Bubble velocity

As stated in the Kunii and Levenspiel book, the bubble rise velocity in a dense bed can be calculated as

\[u_{br} = 0.711(g d_b)^{1/2} \quad \text{where} \quad d_b/d_t < 0.125\]

Wall effects can slow the rise of bubbles when \(d_b/d_t > 0.125\); as such, the rise velocity is calculated as

\[u_{br} = \left[0.711(g d_b)^{1/2}\right]1.2\,exp\left(-1.49 \frac{d_b}{d_t}\right) \quad \text{where} \quad 0.125 < d_b/d_t < 0.6\]

For conditions where \(d_b/d_t > 0.6\), the fluidized bed is considered to be slugging.

Nomenclature

\(d_b\) - Diameter of sphere having same volume as spherical cap bubble, effective bubble diameter (m)
\(d_t\) - Bed or tube diameter (m)
\(g\) - Acceleration due to gravity, 9.81 m/s²
\(u_{br}\) - Rise velocity of single bubbles in a fluidized bed (m/s)

Source code

chemics.bubble_velocity.ubr(db, dt)[source]
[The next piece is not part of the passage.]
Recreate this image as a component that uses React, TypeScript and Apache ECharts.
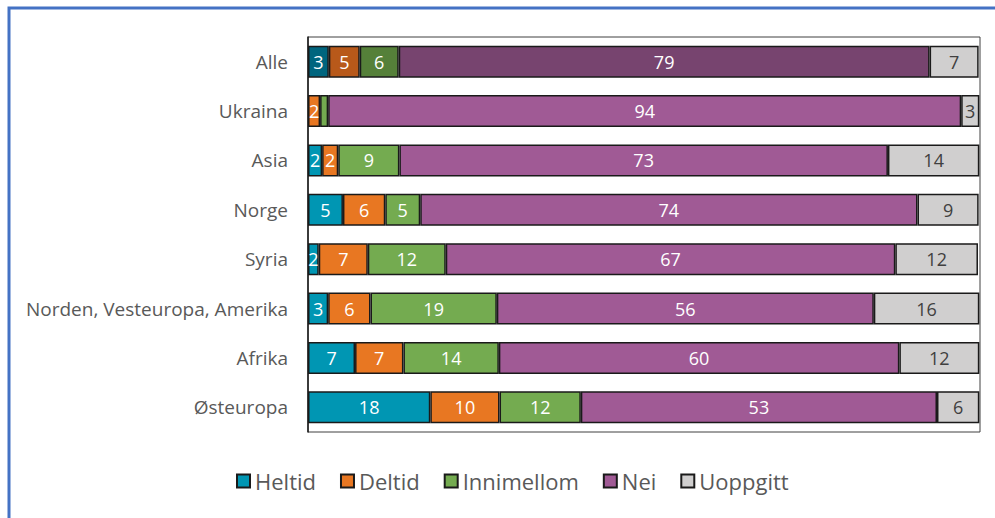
import React, { useEffect, useRef } from "react";
import * as echarts from "echarts";

const categories = [
  "Alle",
  "Ukraina",
  "Asia",
  "Norge",
  "Syria",
  "Norden, Vesteuropa, Amerika",
  "Afrika",
  "Østeuropa",
];
const seriesNames = ["Heltid", "Deltid", "Innimellom", "Nei", "Uoppgitt"];
const heltid = [3.1, 0, 2.1, 5.2, 1.6, 3.0, 7.0, 18.2];
const deltid = [4.6, 1.8, 2.4, 6.3, 7.3, 6.3, 7.2, 10.3];
const innimellom = [5.8, 1.2, 9.1, 5.2, 11.6, 18.8, 14.2, 12.1];
const nei = [79.0, 94.2, 72.7, 74.0, 66.9, 56.1, 59.6, 53.0];
const uoppgitt = [7.3, 2.7, 13.6, 9.1, 12.3, 15.7, 11.9, 6.3];

const colors = ["#0096B3", "#E87722", "#74AB50", "#A05A95", "#D0CFCF"];
const darkColors = ["#00657E", "#B8591A", "#558039", "#77446F", "#D0CFCF"];
const labelColors = ["#ffffff", "#ffffff", "#ffffff", "#ffffff", "#404040"];

const FONT = "Open Sans";

export default function App() {
  const ref = useRef<HTMLDivElement>(null);
  useEffect(() => {
    if (!ref.current) return;
    const chart = echarts.init(ref.current, undefined, { renderer: "svg" });
    const all = [heltid, deltid, innimellom, nei, uoppgitt];
    const series = all.map((vals, si) => ({
      name: seriesNames[si],
      type: "bar",
      stack: "total",
      barWidth: 32,
      itemStyle: { color: colors[si], borderColor: "#1a1a1a", borderWidth: 1.5 },
      label: {
        show: true,
        position: "inside",
        color: labelColors[si],
        fontFamily: FONT,
        fontSize: 18,
        formatter: (p: any) => (p.value >= 1.5 ? String(Math.round(p.value)) : ""),
      },
      data: vals.map((v, i) => {
        if (!v) return "-";
        if (i === 0) return { value: v, itemStyle: { color: darkColors[si] } };
        return v;
      }),
    }));
    chart.setOption({
      animation: false,
      textStyle: { fontFamily: FONT },
      grid: {
        left: 308,
        right: 15,
        top: 37,
        bottom: 86,
        show: true,
        borderColor: "#404040",
        borderWidth: 1,
      },
      xAxis: { type: "value", min: 0, max: 100, show: false },
      yAxis: {
        type: "category",
        data: categories,
        inverse: true,
        axisTick: { show: false },
        axisLine: { show: true, lineStyle: { color: "#1a1a1a", width: 1.5 } },
        axisLabel: { color: "#595959", fontSize: 19, fontFamily: FONT, margin: 20 },
      },
      legend: {
        data: seriesNames,
        top: 465,
        left: 231,
        icon: "rect",
        itemWidth: 13,
        itemHeight: 13,
        itemGap: 24,
        itemStyle: { borderColor: "#1a1a1a", borderWidth: 2 },
        textStyle: { color: "#595959", fontSize: 22, fontFamily: FONT },
      },
      graphic: [
        {
          type: "rect",
          shape: { x: 9, y: 8, width: 1100, height: 700 },
          style: { fill: "none", stroke: "#4472C4", lineWidth: 3 },
          silent: true,
        },
      ],
      series,
    });
    return () => chart.dispose();
  }, []);
  return (
    <div
      ref={ref}
      style={{ position: "fixed", left: 0, top: 0, width: 995, height: 518, background: "#fff" }}
    />
  );
}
Rise velocity of single bubbles in a fluidized bed from Equations 5.3 and 5.4 in Kunii and Levenspiel book 1.

Parameters
  • db (float) – Diameter of sphere having same volume as spherical cap bubble, referred to as the effective bubble diameter [m]

  • dt (float) – Bed or tube diameter [m]

Returns

ubr (float) – Rise velocity of single bubbles in fluidized bed [m/s]

Example

>>> ubr(0.05, 0.6)
0.4979

References

1

Daizo Kunii and Octave Levenspiel. Fluidization Engineering. Butterworth-Heinemann, 2nd edition, 1991.